---------- SOURCE EXCERPT ----------

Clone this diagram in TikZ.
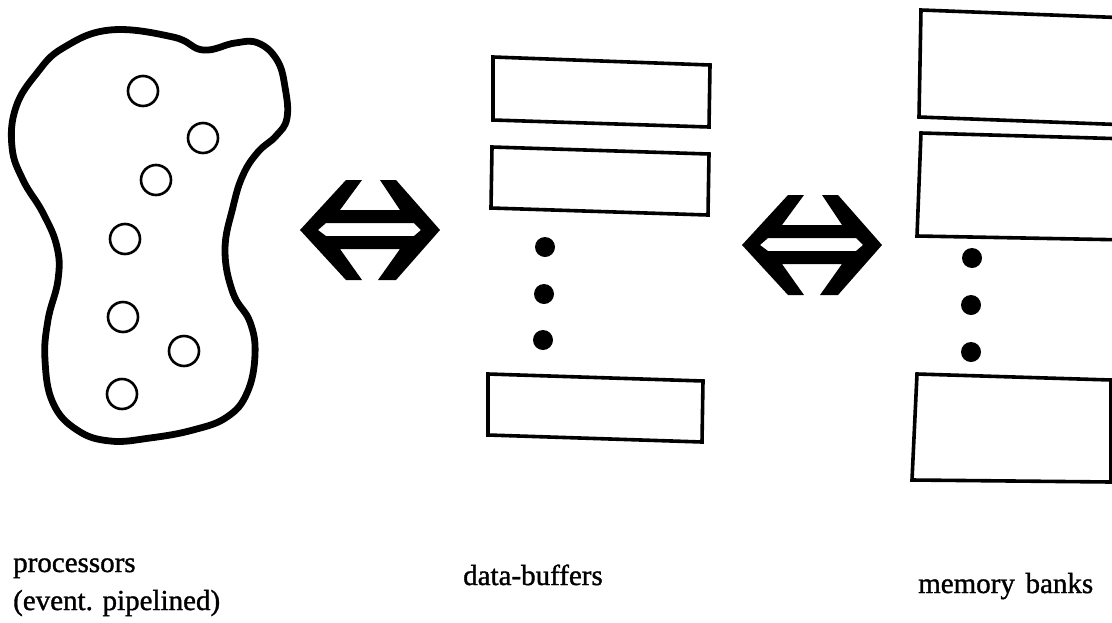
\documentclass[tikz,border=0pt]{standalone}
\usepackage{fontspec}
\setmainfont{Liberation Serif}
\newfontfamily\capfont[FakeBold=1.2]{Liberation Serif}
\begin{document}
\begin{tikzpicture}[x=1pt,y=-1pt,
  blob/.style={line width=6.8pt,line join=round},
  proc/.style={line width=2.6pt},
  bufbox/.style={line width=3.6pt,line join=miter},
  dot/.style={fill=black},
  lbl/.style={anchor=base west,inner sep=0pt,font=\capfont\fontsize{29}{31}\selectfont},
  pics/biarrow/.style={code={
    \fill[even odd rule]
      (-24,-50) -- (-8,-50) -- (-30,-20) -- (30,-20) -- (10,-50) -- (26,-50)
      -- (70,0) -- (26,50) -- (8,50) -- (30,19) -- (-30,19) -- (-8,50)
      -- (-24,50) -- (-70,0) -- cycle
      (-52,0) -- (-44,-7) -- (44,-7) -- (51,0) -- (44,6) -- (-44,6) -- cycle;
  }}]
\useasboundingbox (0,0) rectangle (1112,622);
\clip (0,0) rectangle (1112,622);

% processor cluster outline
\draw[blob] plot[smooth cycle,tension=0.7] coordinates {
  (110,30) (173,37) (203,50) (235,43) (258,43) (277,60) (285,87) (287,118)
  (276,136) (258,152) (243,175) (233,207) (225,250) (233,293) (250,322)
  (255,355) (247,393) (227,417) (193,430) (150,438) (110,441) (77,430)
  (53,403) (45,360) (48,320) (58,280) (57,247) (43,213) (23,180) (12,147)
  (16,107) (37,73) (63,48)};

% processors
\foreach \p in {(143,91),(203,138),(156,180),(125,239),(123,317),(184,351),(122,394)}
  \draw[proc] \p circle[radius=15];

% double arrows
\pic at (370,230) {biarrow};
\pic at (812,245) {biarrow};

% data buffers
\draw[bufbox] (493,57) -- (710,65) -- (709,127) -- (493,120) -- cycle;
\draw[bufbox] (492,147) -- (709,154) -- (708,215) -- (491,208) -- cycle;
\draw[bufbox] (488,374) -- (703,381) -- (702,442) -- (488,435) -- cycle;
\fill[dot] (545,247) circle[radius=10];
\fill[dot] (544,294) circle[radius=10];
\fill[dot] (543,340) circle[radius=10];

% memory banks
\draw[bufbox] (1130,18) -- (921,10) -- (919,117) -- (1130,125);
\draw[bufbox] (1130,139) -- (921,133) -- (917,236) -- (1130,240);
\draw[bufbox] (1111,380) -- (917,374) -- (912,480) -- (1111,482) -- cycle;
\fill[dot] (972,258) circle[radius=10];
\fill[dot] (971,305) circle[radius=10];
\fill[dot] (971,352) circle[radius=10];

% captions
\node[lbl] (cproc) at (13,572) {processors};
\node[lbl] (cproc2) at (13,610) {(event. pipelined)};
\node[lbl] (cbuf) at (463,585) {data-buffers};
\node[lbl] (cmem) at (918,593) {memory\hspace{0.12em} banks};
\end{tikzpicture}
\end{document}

----------

SHORT EXERCISE | Skip the pictures, then retype every line above exactly.

ANSWER TO THIS EXERCISE |
Clone this diagram in TikZ.
\documentclass[tikz,border=0pt]{standalone}
\usepackage{fontspec}
\setmainfont{Liberation Serif}
\newfontfamily\capfont[FakeBold=1.2]{Liberation Serif}
\begin{document}
\begin{tikzpicture}[x=1pt,y=-1pt,
  blob/.style={line width=6.8pt,line join=round},
  proc/.style={line width=2.6pt},
  bufbox/.style={line width=3.6pt,line join=miter},
  dot/.style={fill=black},
  lbl/.style={anchor=base west,inner sep=0pt,font=\capfont\fontsize{29}{31}\selectfont},
  pics/biarrow/.style={code={
    \fill[even odd rule]
      (-24,-50) -- (-8,-50) -- (-30,-20) -- (30,-20) -- (10,-50) -- (26,-50)
      -- (70,0) -- (26,50) -- (8,50) -- (30,19) -- (-30,19) -- (-8,50)
      -- (-24,50) -- (-70,0) -- cycle
      (-52,0) -- (-44,-7) -- (44,-7) -- (51,0) -- (44,6) -- (-44,6) -- cycle;
  }}]
\useasboundingbox (0,0) rectangle (1112,622);
\clip (0,0) rectangle (1112,622);

% processor cluster outline
\draw[blob] plot[smooth cycle,tension=0.7] coordinates {
  (110,30) (173,37) (203,50) (235,43) (258,43) (277,60) (285,87) (287,118)
  (276,136) (258,152) (243,175) (233,207) (225,250) (233,293) (250,322)
  (255,355) (247,393) (227,417) (193,430) (150,438) (110,441) (77,430)
  (53,403) (45,360) (48,320) (58,280) (57,247) (43,213) (23,180) (12,147)
  (16,107) (37,73) (63,48)};

% processors
\foreach \p in {(143,91),(203,138),(156,180),(125,239),(123,317),(184,351),(122,394)}
  \draw[proc] \p circle[radius=15];

% double arrows
\pic at (370,230) {biarrow};
\pic at (812,245) {biarrow};

% data buffers
\draw[bufbox] (493,57) -- (710,65) -- (709,127) -- (493,120) -- cycle;
\draw[bufbox] (492,147) -- (709,154) -- (708,215) -- (491,208) -- cycle;
\draw[bufbox] (488,374) -- (703,381) -- (702,442) -- (488,435) -- cycle;
\fill[dot] (545,247) circle[radius=10];
\fill[dot] (544,294) circle[radius=10];
\fill[dot] (543,340) circle[radius=10];

% memory banks
\draw[bufbox] (1130,18) -- (921,10) -- (919,117) -- (1130,125);
\draw[bufbox] (1130,139) -- (921,133) -- (917,236) -- (1130,240);
\draw[bufbox] (1111,380) -- (917,374) -- (912,480) -- (1111,482) -- cycle;
\fill[dot] (972,258) circle[radius=10];
\fill[dot] (971,305) circle[radius=10];
\fill[dot] (971,352) circle[radius=10];

% captions
\node[lbl] (cproc) at (13,572) {processors};
\node[lbl] (cproc2) at (13,610) {(event. pipelined)};
\node[lbl] (cbuf) at (463,585) {data-buffers};
\node[lbl] (cmem) at (918,593) {memory\hspace{0.12em} banks};
\end{tikzpicture}
\end{document}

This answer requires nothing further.